委託契約では、SLA(サービスレベル合意書)や対応レベル(例:24時間365日/平日9-18時)などの記載があるかを必ず確認しましょう。曖昧な契約内容では、期待した成果が得られず、結果的にコスト増につながるケースも少なくありません。
過去の導入実績と体制の信頼性
委託先の過去の導入実績や対応体制の透明性も、信頼できるかどうかの判断材料になります。特に、同業種や同規模の企業との取引実績が豊富かどうかは、自社に近い課題を理解しているかの目安になります。
加えて、どのような体制でシステム運用保守を実行しているのか、たとえば「専任チーム制」なのか「共有チーム制」なのかといった点も確認が必要です。常駐サポートの有無や日本語での対応可否など、体制面は業務のスムーズさに直結します。
コミュニケーション体制の有無
運用保守の委託で見落とされがちなのが「連携のしやすさ」です。どれだけ技術的に優れた委託先であっても、報連相がスムーズでなければ本来の価値は発揮されません。
ポイントは、以下のような運用体制が整っているかどうかです。
- 日本語対応できるブリッジSEの存在
- 日次・週次の定例報告の実施
- 障害対応後のレポート提出と分析共有
- チャット・電話などリアルタイム連絡手段の確保
これらが整備されている委託先は、業務遂行の透明性が高く、信頼関係も築きやすいと言えます。
セキュリティ・情報管理の徹底度
運用保守では、業務の中で顧客データや業務システムの情報に触れる機会が多くなります。したがって、委託先のセキュリティ体制は妥協せず確認すべき項目です。

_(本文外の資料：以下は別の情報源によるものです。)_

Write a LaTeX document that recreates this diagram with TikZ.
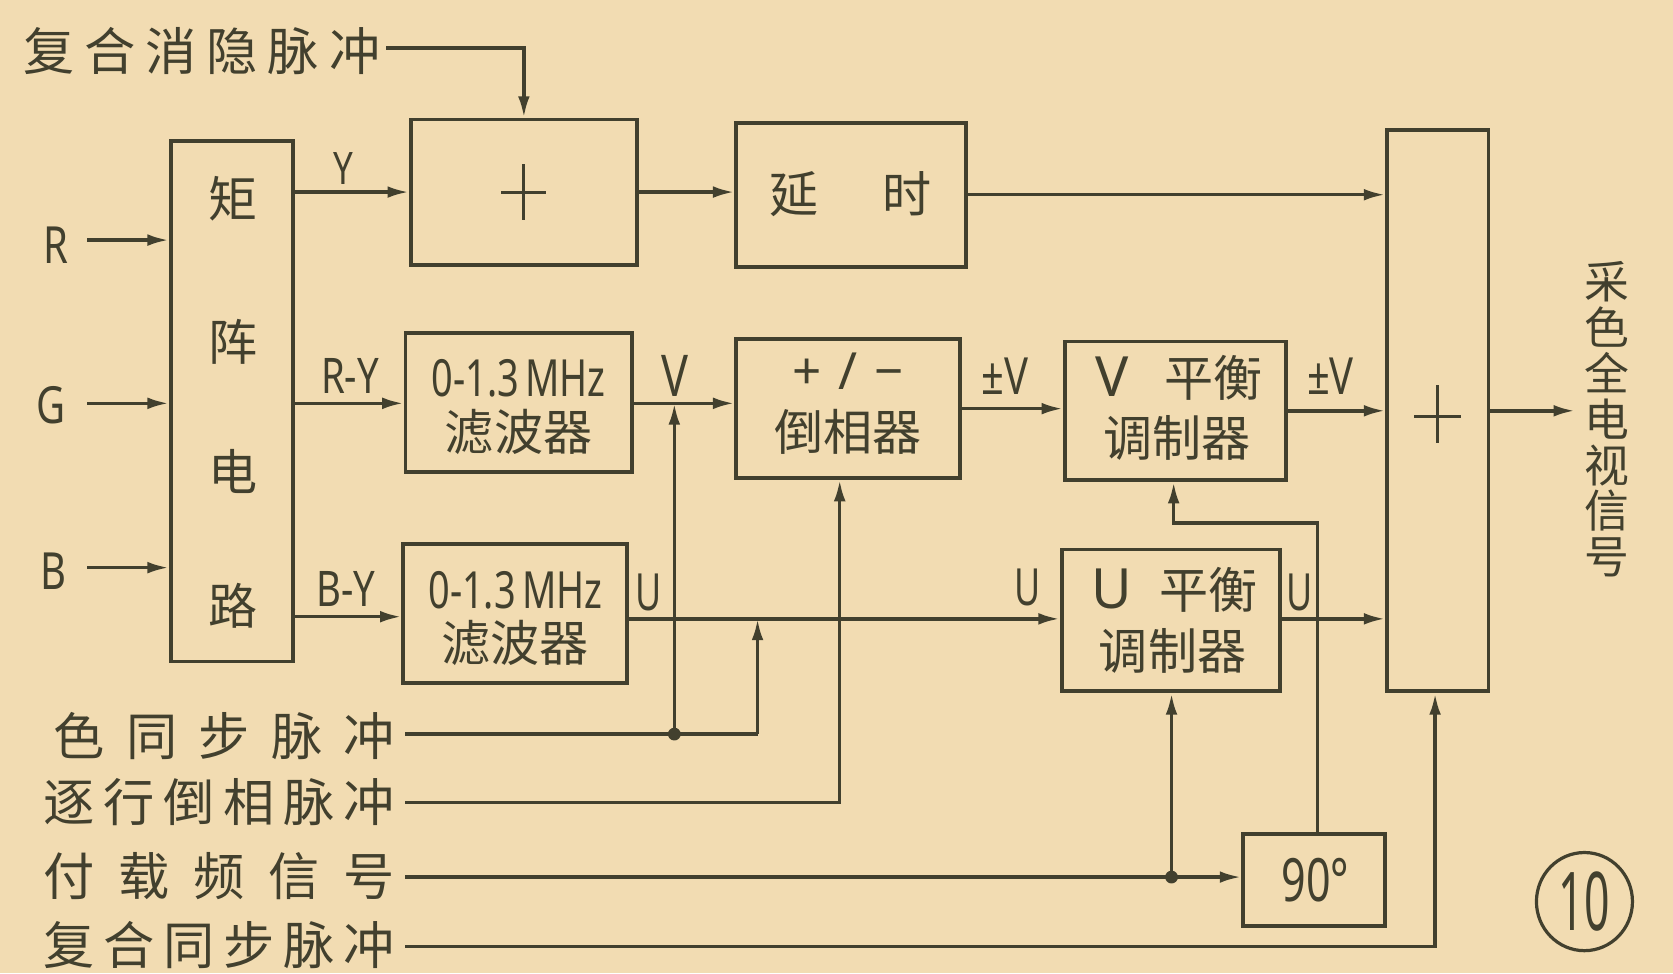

情報漏洩や不正アクセスへの対策が整っているか、具体的には以下のような点をチェックしましょう。
- ISMSなどの国際的なセキュリティ認証の有無
- 社員のセキュリティ教育の実施状況
- アクセス権限やログ管理の厳密さ
- 情報管理に関する契約条項(NDAなど)の明記
情報漏洩は企業にとって致命的なリスクとなるため、セキュリティ体制が甘い委託先には要注意です。
まとめ
本記事では、「システム運用保守」の基本的な役割や重要性、委託によるメリット、そして代表的な業務内容までを体系的にご紹介しました。
多くの企業が抱える「人材不足」「コスト増」「対応スピードの遅れ」といった課題に対し、外部委託は現実的かつ有効な選択肢となり得ます。特に、専門的な技術力・24時間対応体制・セキュリティ面の信頼性といった点では、社内での完結が難しい部分を補完する役割を果たします。
ただし、委託には信頼できるパートナーの選定が不可欠です。対応範囲の明確化や体制の確認、コミュニケーション手段の整備、情報管理への配慮を怠らず、長期的に安心して任せられる委託先を選びましょう。
システム運用保守の効率化と品質向上を図りながら、企業全体のDX推進や事業拡大へとつなげていくために、適切な委託戦略の構築が求められています。